▸ Stated problem:
Print, exactly as they stand, the lines from the start of the listing to the line containing "2.0)), label='Novotny [30]')", inclusive.

::: Data excerpt :::

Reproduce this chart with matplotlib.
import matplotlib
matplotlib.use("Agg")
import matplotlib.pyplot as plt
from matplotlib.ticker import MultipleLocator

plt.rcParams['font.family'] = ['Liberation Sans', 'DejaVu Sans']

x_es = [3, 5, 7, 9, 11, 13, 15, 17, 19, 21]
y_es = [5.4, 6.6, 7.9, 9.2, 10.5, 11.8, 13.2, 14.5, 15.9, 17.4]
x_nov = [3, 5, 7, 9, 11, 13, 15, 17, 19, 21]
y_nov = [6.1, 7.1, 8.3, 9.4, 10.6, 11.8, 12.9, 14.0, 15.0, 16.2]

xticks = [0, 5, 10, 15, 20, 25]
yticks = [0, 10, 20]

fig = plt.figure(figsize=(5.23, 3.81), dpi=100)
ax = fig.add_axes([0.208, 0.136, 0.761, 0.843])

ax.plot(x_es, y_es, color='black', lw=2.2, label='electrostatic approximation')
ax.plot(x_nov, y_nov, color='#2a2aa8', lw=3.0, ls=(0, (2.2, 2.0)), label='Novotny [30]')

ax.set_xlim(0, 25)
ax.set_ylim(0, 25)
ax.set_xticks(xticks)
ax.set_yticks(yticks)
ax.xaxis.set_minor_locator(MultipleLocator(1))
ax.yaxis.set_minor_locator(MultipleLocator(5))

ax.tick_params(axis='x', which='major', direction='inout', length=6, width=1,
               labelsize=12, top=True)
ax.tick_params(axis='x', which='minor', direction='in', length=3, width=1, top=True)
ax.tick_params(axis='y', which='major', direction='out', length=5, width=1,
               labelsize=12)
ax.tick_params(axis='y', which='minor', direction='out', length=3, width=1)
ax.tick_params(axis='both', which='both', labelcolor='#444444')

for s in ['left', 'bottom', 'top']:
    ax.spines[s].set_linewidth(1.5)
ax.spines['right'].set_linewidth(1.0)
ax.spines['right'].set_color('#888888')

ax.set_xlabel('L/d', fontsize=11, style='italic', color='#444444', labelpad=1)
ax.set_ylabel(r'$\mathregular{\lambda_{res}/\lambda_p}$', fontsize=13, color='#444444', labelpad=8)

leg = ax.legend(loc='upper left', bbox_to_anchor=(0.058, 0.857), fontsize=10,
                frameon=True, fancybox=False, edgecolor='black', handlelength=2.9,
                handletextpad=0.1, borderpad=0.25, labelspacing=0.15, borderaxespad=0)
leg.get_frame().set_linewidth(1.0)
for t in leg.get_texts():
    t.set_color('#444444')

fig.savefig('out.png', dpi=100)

:::

▸ Correct result:
Reproduce this chart with matplotlib.
import matplotlib
matplotlib.use("Agg")
import matplotlib.pyplot as plt
from matplotlib.ticker import MultipleLocator

plt.rcParams['font.family'] = ['Liberation Sans', 'DejaVu Sans']

x_es = [3, 5, 7, 9, 11, 13, 15, 17, 19, 21]
y_es = [5.4, 6.6, 7.9, 9.2, 10.5, 11.8, 13.2, 14.5, 15.9, 17.4]
x_nov = [3, 5, 7, 9, 11, 13, 15, 17, 19, 21]
y_nov = [6.1, 7.1, 8.3, 9.4, 10.6, 11.8, 12.9, 14.0, 15.0, 16.2]

xticks = [0, 5, 10, 15, 20, 25]
yticks = [0, 10, 20]

fig = plt.figure(figsize=(5.23, 3.81), dpi=100)
ax = fig.add_axes([0.208, 0.136, 0.761, 0.843])

ax.plot(x_es, y_es, color='black', lw=2.2, label='electrostatic approximation')
ax.plot(x_nov, y_nov, color='#2a2aa8', lw=3.0, ls=(0, (2.2, 2.0)), label='Novotny [30]')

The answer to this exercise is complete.